Preventing further escalation is paramount. A World Bank study discovered the economic logic of investing in conflict prevention rather than bearing the astronomical costs of war and post-war reconstruction.

Using historical data from 1975 to 2014, the study shows that countries experiencing civil wars suffer GDP growth losses of around 8.5 percentage points in the first year of conflict and continue to lag behind economically for decades.

Interventions after conflict erupt are costly. Peacekeeping missions, humanitarian aid, and reconstruction expenses frequently run into billions of dollars. However, preventive strategies—mediation, diplomacy, and support for local governance—are markedly cheaper.

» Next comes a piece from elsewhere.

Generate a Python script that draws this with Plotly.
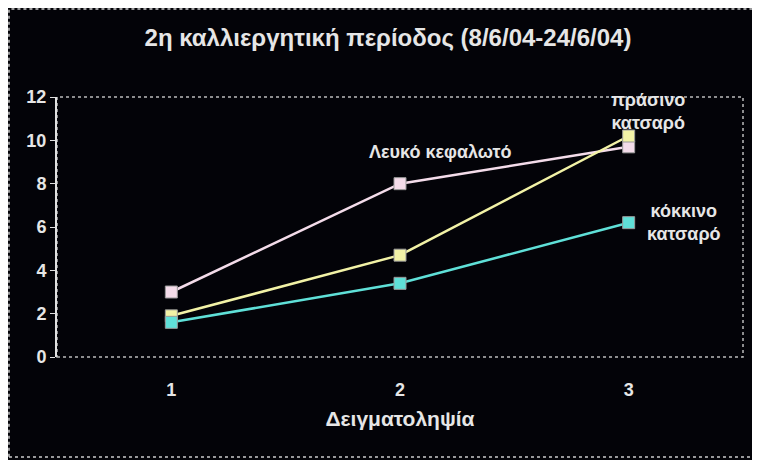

According to the World Bank, limited early interventions in high-risk countries could generate annual savings of about 2.5 billion dollars, substantially cutting costs associated with large-scale humanitarian missions and reconstruction.

The human costs of war are devastating. The study estimates more than 200,000 refugees typically flee civil war zones in the conflict’s first year, with numbers rising dramatically as conflicts persist. The emotional and social scars persist across generations, fuelling long-term instability.

Critics may question the certainty of preventive investments, noting that conflicts do not always erupt as predicted. Yet the potential cost of ignoring early signs vastly outweighs the expense of occasional false alarms. Early, targeted efforts, such as diplomatic engagements, local peace initiatives, or support for transparent governance, cost much less than comprehensive post-conflict interventions. Even small-scale interventions can dramatically reduce the risk of conflict, saving lives and preserving economic stability.

The logic is clear. Ethiopia's current tensions present precisely such a moment for proactive international engagement. Prime Minister Abiy declared last week that Ethiopia "has no desire to invade Eritrea for the Red Sea," despite his country's maritime ambitions. The international community should take him at his word, facilitating diplomatic channels to avert war.

The Horn of Africa cannot afford another catastrophic war. It is a truth worth investing in.